Com tiragens que chegavam a mais de 100
mil exemplares mensais, a Chiclete foi um dos símbolos da redemocratização; se Rê
Bordosa apontava mudanças nos costumes e na vida social do paulistano, Bob
Cuspe serviu para encapsular a frustração, a raiva, os anseios e a revolta dos
desfavorecidos. Todavia, quem espera encontrar aqui militância e proselitismo
veio ao lugar errado. A resposta de Angeli está à altura da pergunta: ácida,
cruel, sem concessões, uma cusparada na cara de tudo que está aí. Quando o punk já
estava assimilado pelo mainstream, numa época em que até novela global das sete
tinha um engraçadinho de cabelo cenoura, Angeli inseriu no cérebro debaixo do
moicano de Bob o espírito de revolta que um dia fez sentido na causa punk. Uma
cusparada na cara passou a ser a mais simples e universal resposta a todos os
medíocres. Bob Cuspe talvez represente de forma exemplar o humor de Angeli. Ele
não busca a gargalhada. Parece que ele prefere mesmo a piada contundente,
aquela para ser saboreada com sorrisos safados no lugar das risadas. Bob Cuspe,
o punk criado por Angeli para a tira Chiclete com Banana, é representativo: sua
revolta se manifesta contra o mundo urbano, caótico, repressivo e desumano.
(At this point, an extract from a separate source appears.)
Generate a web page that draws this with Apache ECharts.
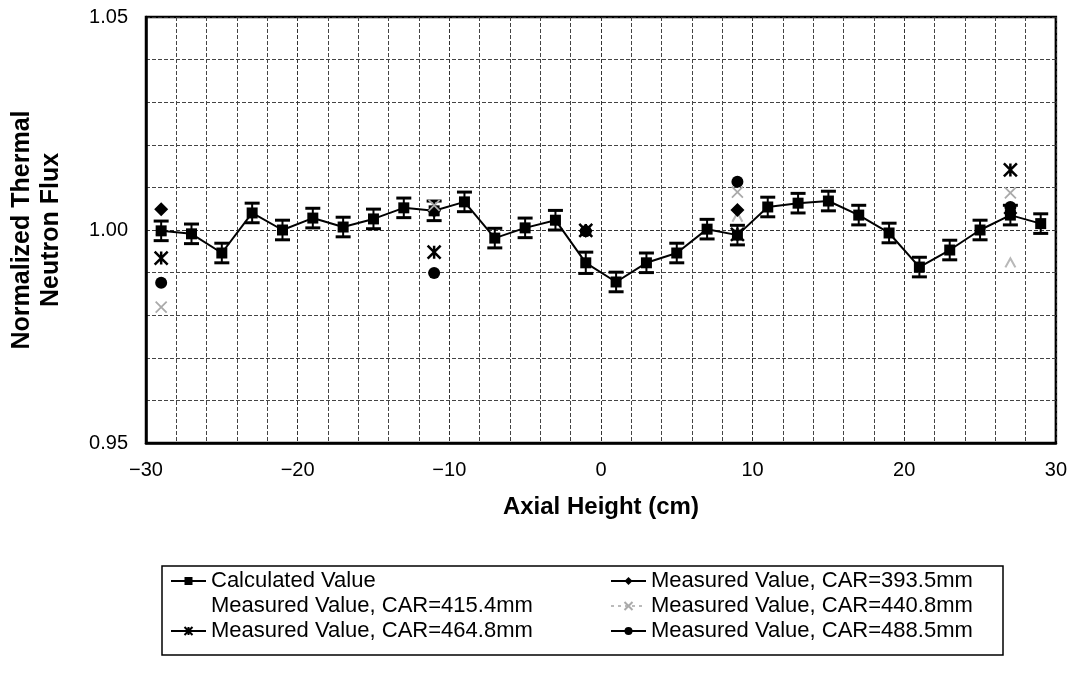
<!DOCTYPE html>
<html>
<head>
<meta charset="utf-8">
<script src="https://cdn.jsdelivr.net/npm/echarts@6/dist/echarts.min.js"></script>
<style>html,body{margin:0;padding:0;background:#fff}#c{width:1070px;height:685px}</style>
</head>
<body>
<div id="c"></div>
<script>
// ---- data ----
const calcX = [-29,-27,-25,-23,-21,-19,-17,-15,-13,-11,-9,-7,-5,-3,-1,1,3,5,7,9,11,13,15,17,19,21,23,25,27,29];
const calcY = [0.9998,0.9991,0.9946,1.0040,1.0000,1.0028,1.0007,1.0026,1.0052,1.0045,1.0066,0.9981,1.0005,1.0023,0.9923,0.9878,0.9923,0.9946,1.0002,0.9988,1.0054,1.0063,1.0068,1.0035,0.9993,0.9913,0.9953,1.0000,1.0035,1.0015];
const calcErr = [0.0023,0.0023,0.0023,0.0023,0.0023,0.0023,0.0023,0.0023,0.0023,0.0023,0.0023,0.0023,0.0023,0.0023,0.0025,0.0023,0.0023,0.0023,0.0023,0.0023,0.0023,0.0023,0.0023,0.0023,0.0023,0.0023,0.0023,0.0023,0.0023,0.0023];
const measX = [-29,-11,-1,9,27];
const m393 = [1.0049,1.0045,0.9998,1.0047,1.0040];
const m415 = [0.9998,1.0045,0.9998,1.0030,0.9923];
const m440 = [0.9819,1.0058,0.9998,1.0089,1.0087];
const m464 = [0.9934,0.9948,0.9999,0.9990,1.0141];
const m488 = [0.9876,0.9899,0.9997,1.0113,1.0054];
const yTicks = [0.95, 1.00, 1.05];
const xTicks = [-30,-20,-10,0,10,20,30];
const names = ['Calculated Value','Measured Value, CAR=393.5mm','Measured Value, CAR=415.4mm','Measured Value, CAR=440.8mm','Measured Value, CAR=464.8mm','Measured Value, CAR=488.5mm'];

// ---- build ----
const FONT = '"Liberation Sans", Arial, Helvetica, sans-serif';
function gapped(xs, ys){
  const d = [];
  xs.forEach((x,i)=>{ d.push([x, ys[i]]); d.push([x, '-']); });
  return d;
}
const calcData = calcX.map((x,i)=>[x, calcY[i]]);
const errData = calcX.map((x,i)=>[x, calcY[i]-calcErr[i], calcY[i]+calcErr[i]]);

const chart = echarts.init(document.getElementById('c'), null, {renderer:'canvas'});

const legendPos = [[170,570],[610,570],[170,595],[610,595],[170,620],[610,620]];
const legends = names.map((n,i)=>{
  const l = {
    data:[n], left:legendPos[i][0], top:legendPos[i][1], padding:0,
    itemWidth:35, itemHeight:10, itemGap:0,
    textStyle:{fontFamily:FONT, fontSize:22, color:'#000'}
  };
  if (i === 2) { l.itemStyle = {opacity:0}; l.lineStyle = {opacity:0}; }
  return l;
});

const asterisk = 'path://M0,0L10,10M10,0L0,10M5,0L5,10';
const xmark = 'path://M0,0L10,10M10,0L0,10';
const chevron = 'path://M0,10L5,2L10,10';

chart.setOption({
  animation:false,
  backgroundColor:'#fff',
  grid:{left:143, right:12, top:17, bottom:242, show:true, borderColor:'#000', borderWidth:2.5, backgroundColor:'transparent'},
  legend: legends,
  graphic:[{type:'rect', shape:{x:162, y:566, width:841, height:89}, style:{fill:'none', stroke:'#000', lineWidth:1.5}, z:0}],
  xAxis:{
    type:'value', min:xTicks[0], max:xTicks[xTicks.length-1], interval:10,
    axisLine:{show:true, onZero:false, lineStyle:{color:'#000', width:2.5}},
    axisTick:{show:false},
    axisLabel:{fontFamily:FONT, fontSize:20, color:'#000', margin:17, formatter:v=>v<0?'\u2212'+Math.abs(v):String(v)},
    splitLine:{show:true, lineStyle:{color:'#333', type:[4,2], width:1}},
    minorTick:{show:false, splitNumber:5},
    minorSplitLine:{show:true, lineStyle:{color:'#444', type:[4,2], width:1}},
    name:'Axial Height (cm)', nameLocation:'middle', nameGap:52,
    nameTextStyle:{fontFamily:FONT, fontSize:24, fontWeight:'bold', color:'#000'}
  },
  yAxis:{
    type:'value', min:yTicks[0], max:yTicks[yTicks.length-1], interval:0.05,
    axisLine:{show:true, onZero:false, lineStyle:{color:'#000', width:2.5}},
    axisTick:{show:false},
    axisLabel:{fontFamily:FONT, fontSize:20, color:'#000', margin:18, formatter:v=>v.toFixed(2)},
    splitLine:{show:true, lineStyle:{color:'#333', type:[4,2], width:1}},
    minorTick:{show:false, splitNumber:5},
    minorSplitLine:{show:true, lineStyle:{color:'#444', type:[4,2], width:1}},
    name:'Normalized Thermal\nNeutron Flux', nameLocation:'middle', nameGap:80, nameRotate:90,
    nameTextStyle:{fontFamily:FONT, fontSize:25, fontWeight:'bold', color:'#000', lineHeight:29}
  },
  series:[
    {type:'line', name:names[2], data:gapped(measX, m415), z:2, symbol:chevron, symbolSize:[10,9],
     itemStyle:{color:'none', borderColor:'#b8b8b8', borderWidth:2}, lineStyle:{color:'#ffffff', width:2}},
    {type:'custom', name:'err', data:errData, z:3, encode:{x:0, y:[1,2]},
     renderItem:function(params, api){
       const x = api.value(0), lo = api.value(1), hi = api.value(2);
       const p1 = api.coord([x, hi]), p2 = api.coord([x, lo]);
       const w = 7.5;
       return {type:'group', children:[
         {type:'line', shape:{x1:p1[0], y1:p1[1], x2:p2[0], y2:p2[1]}, style:{stroke:'#000', lineWidth:2}},
         {type:'line', shape:{x1:p1[0]-w, y1:p1[1], x2:p1[0]+w, y2:p1[1]}, style:{stroke:'#000', lineWidth:3}},
         {type:'line', shape:{x1:p2[0]-w, y1:p2[1], x2:p2[0]+w, y2:p2[1]}, style:{stroke:'#000', lineWidth:3}}
       ]};
     }},
    {type:'line', name:names[0], data:calcData, z:4, symbol:'rect', symbolSize:11,
     itemStyle:{color:'#000'}, lineStyle:{color:'#000', width:2}},
    {type:'line', name:names[1], data:gapped(measX, m393), z:5, symbol:'diamond', symbolSize:14,
     itemStyle:{color:'#000'}, lineStyle:{color:'#000', width:2}},
    {type:'line', name:names[3], data:gapped(measX, m440), z:5, symbol:xmark, symbolSize:11,
     itemStyle:{color:'none', borderColor:'#aaaaaa', borderWidth:1.8}, lineStyle:{color:'#bbbbbb', width:1.5, type:[3,4]}},
    {type:'line', name:names[4], data:gapped(measX, m464), z:6, symbol:asterisk, symbolSize:13,
     itemStyle:{color:'none', borderColor:'#000', borderWidth:2.5}, lineStyle:{color:'#000', width:2}},
    {type:'line', name:names[5], data:gapped(measX, m488), z:6, symbol:'circle', symbolSize:12,
     itemStyle:{color:'#000'}, lineStyle:{color:'#000', width:2}}
  ]
});
</script>
</body>
</html>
Morador dos esgotos da grande cidade, ele conhece as entranhas do sistema e,
respirando seu ar poluído, faz reflexões sobre a vida no espaço urbano. Diante
da imensidão opressora da cidade grande, percebe sua pequenez, sua
insignificância. Apenas seu grito de revolta consegue abalar a rigidez do mundo
urbano e das pessoas que nele habitam. Bob Cuspe apareceu morto em uma história
dos Irmãos Kowalski.
CONDOMÍNIO – Série criada
por Laerte com os habitantes do Condomínio (o Síndico, o Zelador) para o jornal
O Estado de S.Paulo na década de 1980, e depois nas revistas Piratas do Tietê e
Striptiras. O Condomínio foi o primeiro núcleo de tiras que ele fez. Teve essa
idéia quando foi morar num prédio pela primeira vez, mais ou menos em 1973; lá
conheceu um síndico e um zelador muito parecidos com o Síndico e o Zelador das
tiras. Nessa época o cartunista Zélio pediu a vários desenhistas que
produzíssemos tiras, na intenção de colocar em jornal. Não deu certo, mas as
tiras que Laerte fez acabaram servindo de base para o Condomínio, mais de dez
anos depois. Mostra conjuntos de predios e casas cercadas por muros altos que
insultam seus moradores, comuns nas metrópoles. Esse espaço fechado na tira de
Laerte se torna um microcosmo do Brasil, onde vivem personagens que sintetizam
o pais: o Zelador preguiçoso e submisso ao autoritário Síndico, o severo e conservador Capitão Douglas,
militar aposentado, mas sempre alerta (uma alusão à ditadura militar),
preocupado em evitar que as hordas bárbaras acabem com a civilização, o mafioso Don Luigi e sua
filha pervertida Rosa, o puxa saco Fagundes.